Arrivederci amore ciao (M. Soavi, 2006)
Arrivederci amore ciao
di Michele Soavi – Italia 2006
con Alessio Boni, Michele Placido, Alina Nadelea
**1/2
Visto al cinema Eliseo.
Dopo un'annata cinematografica fra le più deludenti che io ricordi, ultimamente tutti i film che sto vedendo al cinema mi stanno piacendo molto. Sarà l'effetto della primavera?
"Arrivederci amore ciao" è per certi versi sorprendente. Dopo che negli ultimi dieci anni aveva realizzato soltanto fiction televisive, Soavi dimostra di essere ancora un regista capace e coraggioso. Con questa pellicola, solo in apparenza un thriller poliziesco, dà vita a una storia dura, violenta, cinica e amara, che difficilmente avrebbe potuto essere raccontata dalla TV italiana, così perbenista e consolatoria. Il protagonista, un ottimo Alessio Boni (così diverso qui rispetto a "La meglio gioventù"!), è un personaggio completamente negativo e amorale, un ex terrorista e guerrigliero che non dimostra attaccamento né per le cause per cui combatte né per compagni e amici, tradendoli tutti alla prima opportunità (sin dalla prima scena del film) e sfruttando ogni occasione per far soldi, salvare la pelle e andare avanti per la propria strada verso una quanto mai ironica "riabilitazione" sociale e giudiziaria. In un mondo spietato che si divide in carogne (in prima fila poliziotti e politici corrotti, che ne escono anche peggio dei criminali) e vittime (soprattutto le donne: il film è decisamente misogino), il protagonista lotta per restare a galla mentre tutti quelli attorno a lui cadono come mosche (comprese le mosche!). E anche il film riesce a mantenersi lucido e coerente, senza i virtuosismi videoclippari che penalizzano molti giovani registi, senza cedimenti narrativi o concessioni alla soluzione più facile. A costo di scandalizzare qualche spettatore, quando partono i titoli di coda, per l'assenza di una "resa dei conti" che in un certo senso ci si attendeva da un momento all'altro ma che avrebbe annacquato la forza della vicenda. Comunque la sceneggiatura non è una semplice sequenza di nefandezze: Soavi, che ha adattato il romanzo di Massimo Carlotto, cerca di scavare nell'animo di un personaggio il cui desiderio, in fin dei conti, è quello di rifarsi una vita "pulita" e "onesta" con ogni mezzo, né più né meno del Viggo Mortensen di "A history of violence". E che se sembra non provare rimorsi di coscienza, quanto meno è tormentato dai fantasmi del passato e da quello che poteva essere e non è stato, come dimostrano la sequenza del sogno e le molteplici scene in cui ascolta la canzone che dà il titolo al film.

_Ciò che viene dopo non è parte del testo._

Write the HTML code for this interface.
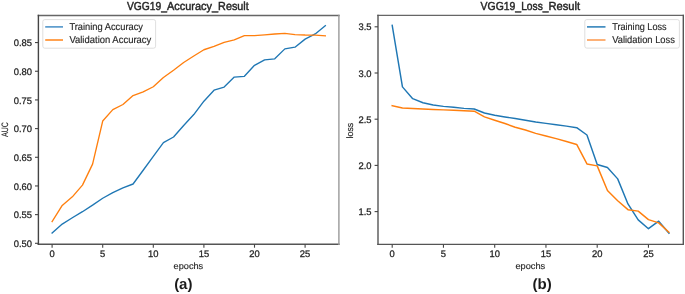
<!DOCTYPE html><html><head><meta charset="utf-8"><style>
html,body{margin:0;padding:0;background:#fff;width:685px;height:294px;overflow:hidden}
svg{display:block;font-family:"Liberation Sans", sans-serif;filter:blur(0.35px);text-rendering:geometricPrecision}
svg text{stroke:#262626;stroke-width:0.15px}
</style></head><body>
<svg width="685" height="294" viewBox="0 0 685 294">
<rect width="685" height="294" fill="#fff"/>
<line x1="37.699999999999996" y1="15.45" x2="339.59999999999997" y2="15.45" stroke="#666" stroke-width="1.4"/>
<line x1="37.699999999999996" y1="244.3" x2="339.59999999999997" y2="244.3" stroke="#555" stroke-width="1.4"/>
<line x1="38.4" y1="14.75" x2="38.4" y2="245.0" stroke="#444" stroke-width="1.4"/>
<line x1="338.9" y1="14.75" x2="338.9" y2="245.0" stroke="#999" stroke-width="1.4"/>
<line x1="52.10" y1="244.3" x2="52.10" y2="247.70000000000002" stroke="#444" stroke-width="1.1"/>
<text x="52.10" y="257.2" font-size="9.5" fill="#262626" style="stroke-width:0.28px" text-anchor="middle" textLength="5.23" lengthAdjust="spacingAndGlyphs">0</text>
<line x1="102.70" y1="244.3" x2="102.70" y2="247.70000000000002" stroke="#444" stroke-width="1.1"/>
<text x="102.70" y="257.2" font-size="9.5" fill="#262626" style="stroke-width:0.28px" text-anchor="middle" textLength="5.23" lengthAdjust="spacingAndGlyphs">5</text>
<line x1="153.30" y1="244.3" x2="153.30" y2="247.70000000000002" stroke="#444" stroke-width="1.1"/>
<text x="153.30" y="257.2" font-size="9.5" fill="#262626" style="stroke-width:0.28px" text-anchor="middle" textLength="10.46" lengthAdjust="spacingAndGlyphs">10</text>
<line x1="203.90" y1="244.3" x2="203.90" y2="247.70000000000002" stroke="#444" stroke-width="1.1"/>
<text x="203.90" y="257.2" font-size="9.5" fill="#262626" style="stroke-width:0.28px" text-anchor="middle" textLength="10.46" lengthAdjust="spacingAndGlyphs">15</text>
<line x1="254.50" y1="244.3" x2="254.50" y2="247.70000000000002" stroke="#444" stroke-width="1.1"/>
<text x="254.50" y="257.2" font-size="9.5" fill="#262626" style="stroke-width:0.28px" text-anchor="middle" textLength="10.46" lengthAdjust="spacingAndGlyphs">20</text>
<line x1="305.10" y1="244.3" x2="305.10" y2="247.70000000000002" stroke="#444" stroke-width="1.1"/>
<text x="305.10" y="257.2" font-size="9.5" fill="#262626" style="stroke-width:0.28px" text-anchor="middle" textLength="10.46" lengthAdjust="spacingAndGlyphs">25</text>
<line x1="35.0" y1="243.30" x2="38.4" y2="243.30" stroke="#444" stroke-width="1.1"/>
<text x="32" y="247.15" font-size="9.5" fill="#262626" style="stroke-width:0.28px" text-anchor="end" textLength="18.30" lengthAdjust="spacingAndGlyphs">0.50</text>
<line x1="35.0" y1="214.62" x2="38.4" y2="214.62" stroke="#444" stroke-width="1.1"/>
<text x="32" y="218.47" font-size="9.5" fill="#262626" style="stroke-width:0.28px" text-anchor="end" textLength="18.30" lengthAdjust="spacingAndGlyphs">0.55</text>
<line x1="35.0" y1="185.95" x2="38.4" y2="185.95" stroke="#444" stroke-width="1.1"/>
<text x="32" y="189.80" font-size="9.5" fill="#262626" style="stroke-width:0.28px" text-anchor="end" textLength="18.30" lengthAdjust="spacingAndGlyphs">0.60</text>
<line x1="35.0" y1="157.28" x2="38.4" y2="157.28" stroke="#444" stroke-width="1.1"/>
<text x="32" y="161.12" font-size="9.5" fill="#262626" style="stroke-width:0.28px" text-anchor="end" textLength="18.30" lengthAdjust="spacingAndGlyphs">0.65</text>
<line x1="35.0" y1="128.60" x2="38.4" y2="128.60" stroke="#444" stroke-width="1.1"/>
<text x="32" y="132.45" font-size="9.5" fill="#262626" style="stroke-width:0.28px" text-anchor="end" textLength="18.30" lengthAdjust="spacingAndGlyphs">0.70</text>
<line x1="35.0" y1="99.93" x2="38.4" y2="99.93" stroke="#444" stroke-width="1.1"/>
<text x="32" y="103.78" font-size="9.5" fill="#262626" style="stroke-width:0.28px" text-anchor="end" textLength="18.30" lengthAdjust="spacingAndGlyphs">0.75</text>
<line x1="35.0" y1="71.25" x2="38.4" y2="71.25" stroke="#444" stroke-width="1.1"/>
<text x="32" y="75.10" font-size="9.5" fill="#262626" style="stroke-width:0.28px" text-anchor="end" textLength="18.30" lengthAdjust="spacingAndGlyphs">0.80</text>
<line x1="35.0" y1="42.57" x2="38.4" y2="42.57" stroke="#444" stroke-width="1.1"/>
<text x="32" y="46.42" font-size="9.5" fill="#262626" style="stroke-width:0.28px" text-anchor="end" textLength="18.30" lengthAdjust="spacingAndGlyphs">0.85</text>
<polyline points="52.10,232.98 62.22,224.09 72.34,217.78 82.46,211.70 92.58,205.16 102.70,198.28 112.82,192.55 122.94,187.96 133.06,184.00 143.18,170.24 153.30,156.47 163.42,142.65 173.54,137.03 183.66,125.45 193.78,114.55 203.90,101.19 214.02,90.18 224.14,87.08 234.26,77.10 244.38,76.30 254.50,65.29 264.62,59.89 274.74,58.81 284.86,48.88 294.98,47.16 305.10,39.13 315.22,33.97 325.34,25.60" fill="none" stroke="#1f77b4" stroke-width="1.35" stroke-linejoin="round" stroke-linecap="square"/>
<polyline points="52.10,221.51 62.22,205.45 72.34,196.85 82.46,185.09 92.58,164.16 102.70,121.03 112.82,109.67 122.94,104.51 133.06,95.57 143.18,91.90 153.30,86.73 163.42,77.56 173.54,70.22 183.66,62.48 193.78,56.05 203.90,49.74 214.02,46.42 224.14,42.29 234.26,39.88 244.38,35.69 254.50,35.69 264.62,34.83 274.74,33.97 284.86,33.40 294.98,34.55 305.10,35.00 315.22,35.18 325.34,35.81" fill="none" stroke="#ff7f0e" stroke-width="1.35" stroke-linejoin="round" stroke-linecap="square"/>
<text x="127.0" y="10.4" font-size="11.6" fill="#262626" textLength="40.0" lengthAdjust="spacingAndGlyphs" style="stroke-width:0.45px">VGG19_</text>
<text x="167.0" y="10.4" font-size="11.6" fill="#262626" textLength="51.1" lengthAdjust="spacingAndGlyphs" style="stroke-width:0.45px">Accuracy_</text>
<text x="218.1" y="10.4" font-size="11.6" fill="#262626" textLength="30.6" lengthAdjust="spacingAndGlyphs" style="stroke-width:0.45px">Result</text>
<text x="188.4" y="268.6" font-size="8.9" fill="#262626" text-anchor="middle" textLength="29.6" lengthAdjust="spacingAndGlyphs">epochs</text>
<text transform="translate(7.6,129.6) rotate(-90)" font-size="9.3" fill="#262626" text-anchor="middle" textLength="14.8" lengthAdjust="spacingAndGlyphs">AUC</text>
<rect x="42.8" y="19.6" width="112.8" height="28.6" rx="2" ry="2" fill="#fff" fill-opacity="0.8" stroke="#d6d6d6" stroke-width="0.8"/>
<line x1="45.2" y1="26.9" x2="63" y2="26.9" stroke="#3f8ac4" stroke-width="1.45"/>
<line x1="45.2" y1="40" x2="63" y2="40" stroke="#ff7f0e" stroke-width="1.45"/>
<text x="69.4" y="29.9" font-size="10" fill="#262626" textLength="73.6" lengthAdjust="spacingAndGlyphs">Training Accuracy</text>
<text x="69.4" y="42.6" font-size="10" fill="#262626" textLength="81.9" lengthAdjust="spacingAndGlyphs">Validation Accuracy</text>
<text x="183.3" y="289.4" font-size="15" font-weight="bold" fill="#1a1a1a" style="stroke:none" text-anchor="middle">(a)</text>
<line x1="377.3" y1="15.35" x2="684.0" y2="15.35" stroke="#666" stroke-width="1.4"/>
<line x1="377.3" y1="244.4" x2="684.0" y2="244.4" stroke="#555" stroke-width="1.4"/>
<line x1="378.0" y1="14.65" x2="378.0" y2="245.1" stroke="#555" stroke-width="1.4"/>
<line x1="683.3" y1="14.65" x2="683.3" y2="245.1" stroke="#555" stroke-width="1.4"/>
<line x1="392.20" y1="244.4" x2="392.20" y2="247.8" stroke="#444" stroke-width="1.1"/>
<text x="392.20" y="257.2" font-size="9.5" fill="#262626" style="stroke-width:0.28px" text-anchor="middle" textLength="5.23" lengthAdjust="spacingAndGlyphs">0</text>
<line x1="443.45" y1="244.4" x2="443.45" y2="247.8" stroke="#444" stroke-width="1.1"/>
<text x="443.45" y="257.2" font-size="9.5" fill="#262626" style="stroke-width:0.28px" text-anchor="middle" textLength="5.23" lengthAdjust="spacingAndGlyphs">5</text>
<line x1="494.70" y1="244.4" x2="494.70" y2="247.8" stroke="#444" stroke-width="1.1"/>
<text x="494.70" y="257.2" font-size="9.5" fill="#262626" style="stroke-width:0.28px" text-anchor="middle" textLength="10.46" lengthAdjust="spacingAndGlyphs">10</text>
<line x1="545.95" y1="244.4" x2="545.95" y2="247.8" stroke="#444" stroke-width="1.1"/>
<text x="545.95" y="257.2" font-size="9.5" fill="#262626" style="stroke-width:0.28px" text-anchor="middle" textLength="10.46" lengthAdjust="spacingAndGlyphs">15</text>
<line x1="597.20" y1="244.4" x2="597.20" y2="247.8" stroke="#444" stroke-width="1.1"/>
<text x="597.20" y="257.2" font-size="9.5" fill="#262626" style="stroke-width:0.28px" text-anchor="middle" textLength="10.46" lengthAdjust="spacingAndGlyphs">20</text>
<line x1="648.45" y1="244.4" x2="648.45" y2="247.8" stroke="#444" stroke-width="1.1"/>
<text x="648.45" y="257.2" font-size="9.5" fill="#262626" style="stroke-width:0.28px" text-anchor="middle" textLength="10.46" lengthAdjust="spacingAndGlyphs">25</text>
<line x1="374.6" y1="211.60" x2="378.0" y2="211.60" stroke="#444" stroke-width="1.1"/>
<text x="371.6" y="215.45" font-size="9.5" fill="#262626" style="stroke-width:0.28px" text-anchor="end" textLength="13.07" lengthAdjust="spacingAndGlyphs">1.5</text>
<line x1="374.6" y1="165.40" x2="378.0" y2="165.40" stroke="#444" stroke-width="1.1"/>
<text x="371.6" y="169.25" font-size="9.5" fill="#262626" style="stroke-width:0.28px" text-anchor="end" textLength="13.07" lengthAdjust="spacingAndGlyphs">2.0</text>
<line x1="374.6" y1="119.20" x2="378.0" y2="119.20" stroke="#444" stroke-width="1.1"/>
<text x="371.6" y="123.05" font-size="9.5" fill="#262626" style="stroke-width:0.28px" text-anchor="end" textLength="13.07" lengthAdjust="spacingAndGlyphs">2.5</text>
<line x1="374.6" y1="73.00" x2="378.0" y2="73.00" stroke="#444" stroke-width="1.1"/>
<text x="371.6" y="76.85" font-size="9.5" fill="#262626" style="stroke-width:0.28px" text-anchor="end" textLength="13.07" lengthAdjust="spacingAndGlyphs">3.0</text>
<line x1="374.6" y1="26.80" x2="378.0" y2="26.80" stroke="#444" stroke-width="1.1"/>
<text x="371.6" y="29.85" font-size="9.5" fill="#262626" style="stroke-width:0.28px" text-anchor="end" textLength="13.07" lengthAdjust="spacingAndGlyphs">3.5</text>
<polyline points="392.20,25.41 402.45,86.86 412.70,98.69 422.95,102.75 433.20,104.97 443.45,106.36 453.70,107.19 463.95,108.39 474.20,109.04 484.45,113.01 494.70,115.23 504.95,116.98 515.20,118.55 525.45,120.22 535.70,121.97 545.95,123.36 556.20,124.74 566.45,126.13 576.70,127.70 586.95,135.00 597.20,164.48 607.45,167.43 617.70,178.89 627.95,203.93 638.20,219.92 648.45,228.69 658.70,221.21 668.95,233.22" fill="none" stroke="#1f77b4" stroke-width="1.45" stroke-linejoin="round" stroke-linecap="square"/>
<polyline points="392.20,105.71 402.45,108.02 412.70,108.57 422.95,109.04 433.20,109.50 443.45,109.87 453.70,110.24 463.95,110.70 474.20,111.16 484.45,116.89 494.70,120.22 504.95,123.54 515.20,127.24 525.45,130.01 535.70,133.34 545.95,136.02 556.20,138.60 566.45,141.56 576.70,144.43 586.95,163.92 597.20,165.86 607.45,190.44 617.70,200.79 627.95,209.66 638.20,211.14 648.45,219.64 658.70,222.87 668.95,232.30" fill="none" stroke="#ff7f0e" stroke-width="1.45" stroke-linejoin="round" stroke-linecap="square"/>
<text x="480.6" y="10.4" font-size="11.6" fill="#262626" textLength="40.55" lengthAdjust="spacingAndGlyphs" style="stroke-width:0.45px">VGG19_</text>
<text x="521.15" y="10.4" font-size="11.6" fill="#262626" textLength="27.4" lengthAdjust="spacingAndGlyphs" style="stroke-width:0.45px">Loss_</text>
<text x="548.55" y="10.4" font-size="11.6" fill="#262626" textLength="31.6" lengthAdjust="spacingAndGlyphs" style="stroke-width:0.45px">Result</text>
<text x="530.3" y="268.5" font-size="8.9" fill="#262626" text-anchor="middle" textLength="29.8" lengthAdjust="spacingAndGlyphs">epochs</text>
<text transform="translate(353.3,130.6) rotate(-90)" font-size="9.3" fill="#262626" text-anchor="middle" textLength="15.8" lengthAdjust="spacingAndGlyphs">loss</text>
<rect x="584.8" y="19.6" width="94.6" height="28.5" rx="2" ry="2" fill="#fff" fill-opacity="0.8" stroke="#d6d6d6" stroke-width="0.8"/>
<line x1="587" y1="26.9" x2="605.5" y2="26.9" stroke="#1f77b4" stroke-width="1.45"/>
<line x1="587" y1="40" x2="605.5" y2="40" stroke="#fd9443" stroke-width="1.45"/>
<text x="612.2" y="29.9" font-size="10" fill="#262626" textLength="54.4" lengthAdjust="spacingAndGlyphs">Training Loss</text>
<text x="612.2" y="42.6" font-size="10" fill="#262626" textLength="62.7" lengthAdjust="spacingAndGlyphs">Validation Loss</text>
<text x="542.2" y="289.4" font-size="15" font-weight="bold" fill="#1a1a1a" style="stroke:none" text-anchor="middle">(b)</text>
</svg></body></html>
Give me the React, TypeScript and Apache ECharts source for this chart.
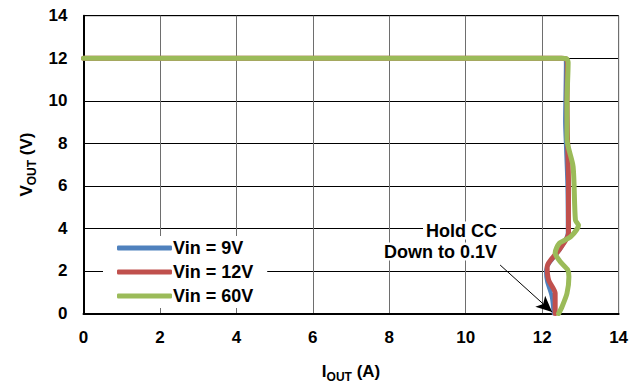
import React, { useEffect, useRef } from "react";
import * as echarts from "echarts";

const seriesNames = ["Vin = 9V", "Vin = 12V", "Vin = 60V"];
const colors = ["#4F81BD", "#C0504D", "#9BBB59"];
const xTicks = [0, 2, 4, 6, 8, 10, 12, 14];
const yTicks = [0, 2, 4, 6, 8, 10, 12, 14];

const vin9: number[][] = [
  [0, 12.0], [12.5, 12.0], [12.6, 11.98], [12.62, 11.7], [12.6, 9.0], [12.62, 8.0],
  [12.66, 6.0], [12.67, 3.8], [12.5, 3.1], [12.2, 2.4], [12.1, 2.0], [12.13, 1.5],
  [12.25, 0.8], [12.3, 0.0],
];
const vin12: number[][] = [
  [0, 12.0], [12.5, 12.0], [12.62, 11.98], [12.66, 11.8], [12.65, 10.0], [12.66, 8.5],
  [12.69, 6.0], [12.69, 3.77], [12.45, 3.0], [12.13, 2.2], [12.17, 1.57], [12.34, 0.95],
  [12.34, 0.0],
];
const vin60: number[][] = [
  [0, 12.0], [12.5, 12.0], [12.64, 11.98], [12.68, 11.8], [12.65, 10.0], [12.65, 8.2],
  [12.81, 6.9], [12.87, 4.4], [12.95, 4.15], [12.74, 3.6], [12.45, 3.3], [12.34, 2.85],
  [12.47, 2.44], [12.67, 2.05], [12.7, 1.73], [12.65, 0.95], [12.52, 0.32], [12.43, 0.0],
];
const seriesData = [vin9, vin12, vin60];
const arrowFrom = [10.9, 2.28];
const arrowTo = [12.26, 0.07];
const annotation = ["Hold CC", "Down to 0.1V"];

const FONT = "Arial, 'Liberation Sans', sans-serif";

export default function App() {
  const ref = useRef<HTMLDivElement>(null);
  useEffect(() => {
    document.body.style.margin = "0";
    const chart = echarts.init(ref.current!, null, { renderer: "svg" });
    const widths = [4, 5, 5];
    const nameRich = {
      i: { fontFamily: FONT, fontWeight: "bold", fontSize: 17, color: "#000", lineHeight: 22 },
      s: { fontFamily: FONT, fontWeight: "bold", fontSize: 12, color: "#000", verticalAlign: "bottom", lineHeight: 22, padding: [9, 0, 0, 0] },
    };
    chart.setOption({
      animation: false,
      backgroundColor: "#fff",
      grid: { left: 83.5, right: 18.4, top: 15.7, bottom: 74.5, show: true, borderColor: "#000", borderWidth: 1, backgroundColor: "transparent" },
      xAxis: {
        type: "value", min: xTicks[0], max: xTicks[xTicks.length - 1], interval: 2,
        axisLine: { show: true, onZero: false, lineStyle: { color: "#000", width: 2 } },
        axisTick: { show: false },
        axisLabel: { color: "#000", fontFamily: FONT, fontWeight: "bold", fontSize: 17, margin: 15 },
        splitLine: { show: true, lineStyle: { color: "#6e6e6e", width: 1 } },
        name: "{i|I}{s|OUT}{i| (A)}",
        nameLocation: "middle",
        nameGap: 47,
        nameTextStyle: { rich: nameRich },
      },
      yAxis: {
        type: "value", min: yTicks[0], max: yTicks[yTicks.length - 1], interval: 2,
        axisLine: { show: true, onZero: false, lineStyle: { color: "#000", width: 2 } },
        axisTick: { show: false },
        axisLabel: { color: "#000", fontFamily: FONT, fontWeight: "bold", fontSize: 17, margin: 16 },
        splitLine: { show: true, lineStyle: { color: "#000", width: 1 } },
        name: "{i|V}{s|OUT}{i| (V)}",
        nameLocation: "middle",
        nameRotate: 90,
        nameGap: 43,
        nameTextStyle: { rich: nameRich },
      },
      legend: {
        orient: "vertical",
        left: 103,
        top: 236,
        backgroundColor: "#fff",
        padding: [3, 14, 3, 14],
        itemGap: 6,
        itemWidth: 55,
        itemHeight: 5,
        icon: "roundRect",
        textStyle: { color: "#000", fontFamily: FONT, fontWeight: "bold", fontSize: 18, padding: [0, 0, 0, -4] },
        data: seriesNames,
      },
      graphic: [
        {
          type: "text",
          x: 500,
          y: 220,
          z: 100,
          style: {
            text: annotation.map((t) => `{a|${t}}`).join("\n"),
            align: "right",
            verticalAlign: "top",
            rich: {
              a: { fontFamily: FONT, fontWeight: "bold", fontSize: 18, fill: "#000", backgroundColor: "#fff", lineHeight: 21, padding: [0, 3, 0, 3] },
            },
          },
        },
      ],
      series: seriesNames.map((name, i) => ({
        name,
        type: "line",
        data: seriesData[i],
        showSymbol: false,
        smooth: 0.25,
        color: colors[i],
        lineStyle: { color: colors[i], width: widths[i], cap: "round", join: "round" },
        z: 2 + i,
        markLine: i === 2 ? {
          silent: true,
          symbol: ["none", "arrow"],
          symbolSize: [11, 16],
          label: { show: false },
          lineStyle: { color: "#000", width: 1, type: "solid" },
          data: [[{ coord: arrowFrom }, { coord: arrowTo }]],
        } : undefined,
      })),
    });
    return () => chart.dispose();
  }, []);
  return <div ref={ref} style={{ width: 637, height: 388 }} />;
}
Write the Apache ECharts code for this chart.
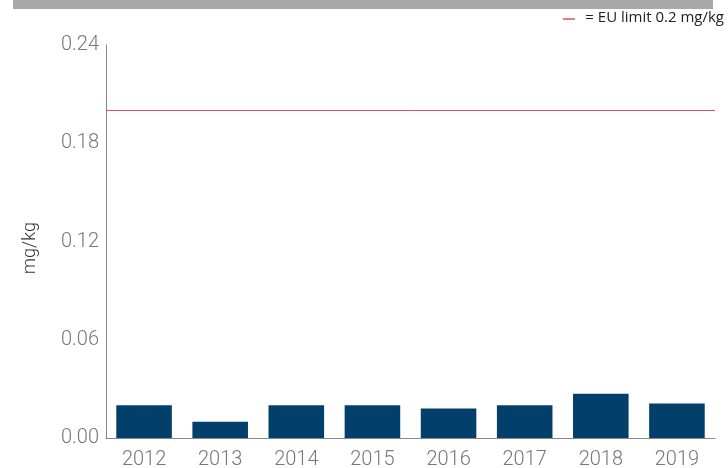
<!DOCTYPE html>
<html>
<head>
<meta charset="utf-8">
<script src="https://cdn.jsdelivr.net/npm/echarts@6/dist/echarts.min.js"></script>
<style>
  html, body { margin: 0; padding: 0; background: #fff; }
  #chart { width: 728px; height: 468px; }
</style>
</head>
<body>
<div id="chart"></div>
<script>
// data
const years = ["2012", "2013", "2014", "2015", "2016", "2017", "2018", "2019"];
const values = [0.020, 0.010, 0.020, 0.020, 0.018, 0.020, 0.027, 0.021];
const euLimit = 0.2;
const yTicks = [0, 0.06, 0.12, 0.18, 0.24];

const chart = echarts.init(document.getElementById("chart"));
const labelFont = { color: "#777", fontSize: 20, fontFamily: "Roboto", fontWeight: 300 };

const option = {
  animation: false,
  grid: { left: 106, right: 13, top: 45, bottom: 30, outerBoundsMode: "none", containLabel: false },
  graphic: [
    // grey strip on top
    { type: "rect", left: 13, top: 0, shape: { width: 700, height: 9 }, style: { fill: "#a8a8a8" } },
    // legend for the limit line
    { type: "line", shape: { x1: 563, y1: 19, x2: 575, y2: 19 }, style: { stroke: "#d9534f", lineWidth: 1.5 } },
    {
      type: "text", right: 4, top: 10,
      style: { text: "= EU limit 0.2 mg/kg", fill: "#222", fontSize: 15, fontFamily: "Liberation Sans Narrow, Open Sans" }
    },
    // y axis title
    {
      type: "text", x: 30, y: 248, rotation: Math.PI / 2,
      style: {
        text: "mg/kg", fill: "#333", fontSize: 18, fontFamily: "Roboto", fontWeight: 300,
        align: "center", verticalAlign: "middle"
      }
    }
  ],
  xAxis: {
    type: "category",
    data: years,
    axisLine: { lineStyle: { color: "#8c8585", width: 1 } },
    axisTick: { show: false },
    axisLabel: Object.assign({ margin: 12 }, labelFont)
  },
  yAxis: {
    type: "value",
    min: yTicks[0],
    max: yTicks[yTicks.length - 1],
    interval: 0.06,
    axisLine: { show: true, lineStyle: { color: "#8c8585", width: 1 } },
    axisTick: { show: false },
    splitLine: { show: false },
    axisLabel: Object.assign({ margin: 7, formatter: (v) => v.toFixed(2) }, labelFont)
  },
  series: [
    {
      type: "bar",
      data: values,
      barWidth: "73%",
      itemStyle: { color: "#02406b" },
      markLine: {
        symbol: "none",
        silent: true,
        label: { show: false },
        lineStyle: { color: "#d9534f", width: 1, type: "solid" },
        data: [{ yAxis: euLimit }]
      }
    }
  ]
};
chart.setOption(option);
</script>
</body>
</html>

Nota: cosa strana per una pellicola italiana, ne esiste anche una versione a fumetti (in realtà anch'essa è un adattamento del libro di Carlotto), che però non ho letto. Sceneggiata da Luca Crovi e disegnata da Andrea Mutti, è stata pubblicata dalle edizioni BD. Un altro parallelismo con "A history of violence", visto che quest'ultimo era tratto da una graphic novel?